Do you know jam jar moments?
I like to collect jam jar moments. These are moments that are so beautiful that I don't want to forget them anymore and therefore put them in a transparent imaginary jam jar and preserve them there for eternity. Then I can take them off the shelf at any point in time and look at them again and enjoy their beauty. Within the last 24 hours I have collected a lot of jam jar moments.
I'll give you an example: I'm sitting in the plane on the runway in Zurich and we're waiting for take-off. On the screen at the seat in front of me there are commercials about watches and perfumes. I don't want to look at them, I'm not in the mood and close my eyes. When I am opening my eyes again, the following sentence just flickers across the screen:
«"Every trip is a challenge and a step out of the comfort zone. What the step is worth taking for are the unforgettable moments (Swiss Air)." (Swiss Air).»
My seat neighbor, an Indian man from Mumbai with whom I had previously briefly spoken to and who is informed about my travel motivation, nudges me and says: "This message was for You." Exactly THIS is a jam jar moment.
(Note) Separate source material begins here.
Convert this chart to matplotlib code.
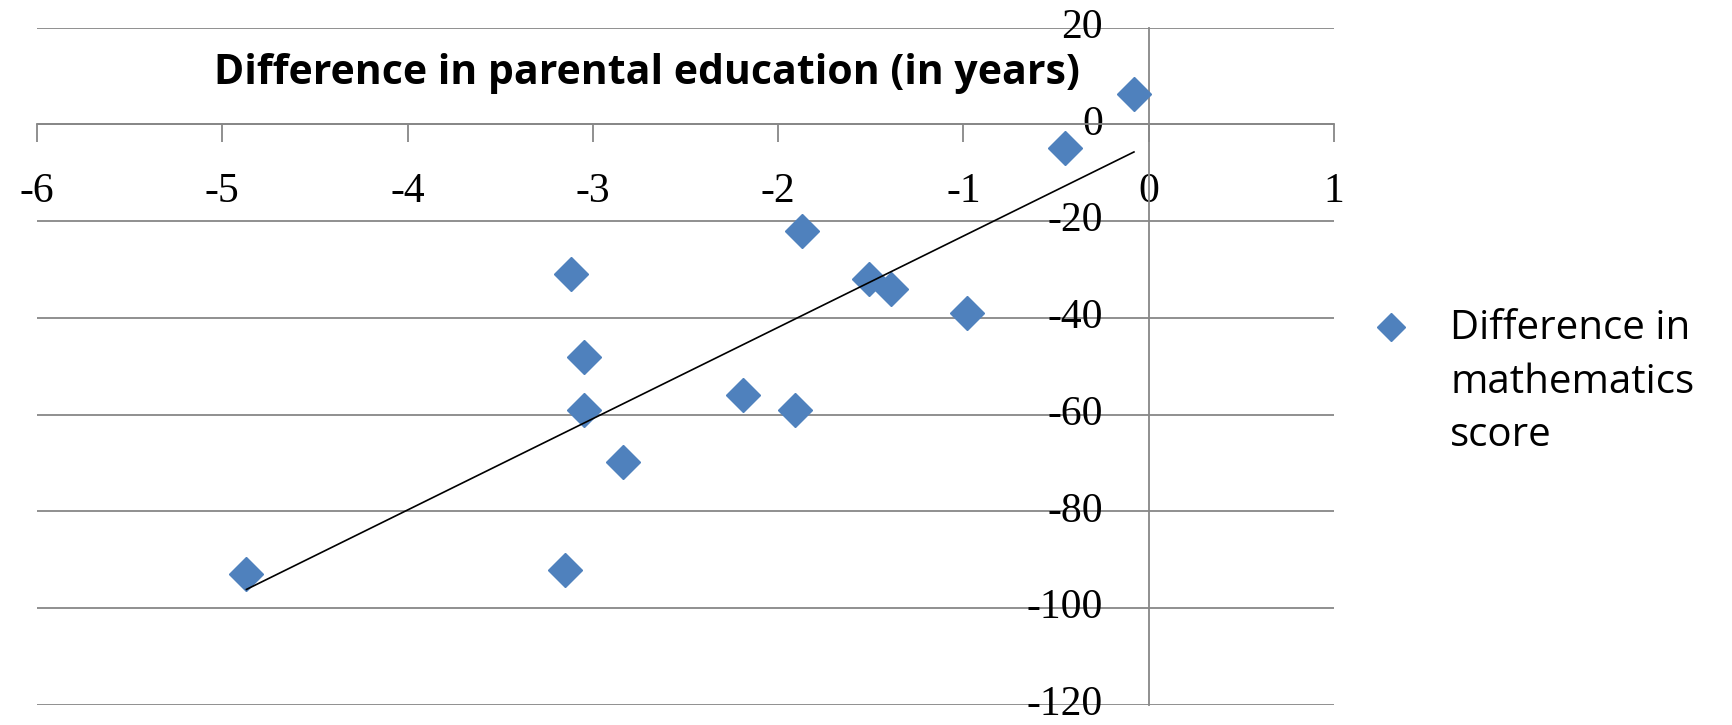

The universe waves in your face and gently shouts at you that it loves you and supports you with all its heart.
What feelings have you experienced in the last 24 hours? Take a minute to look back on your life and think about what situations you have experienced and with which kind of feelings you perceived them. This will train your self-awareness and allow you to get to know and appreciate your emotional richness better. All your feelings are valuable, just like you!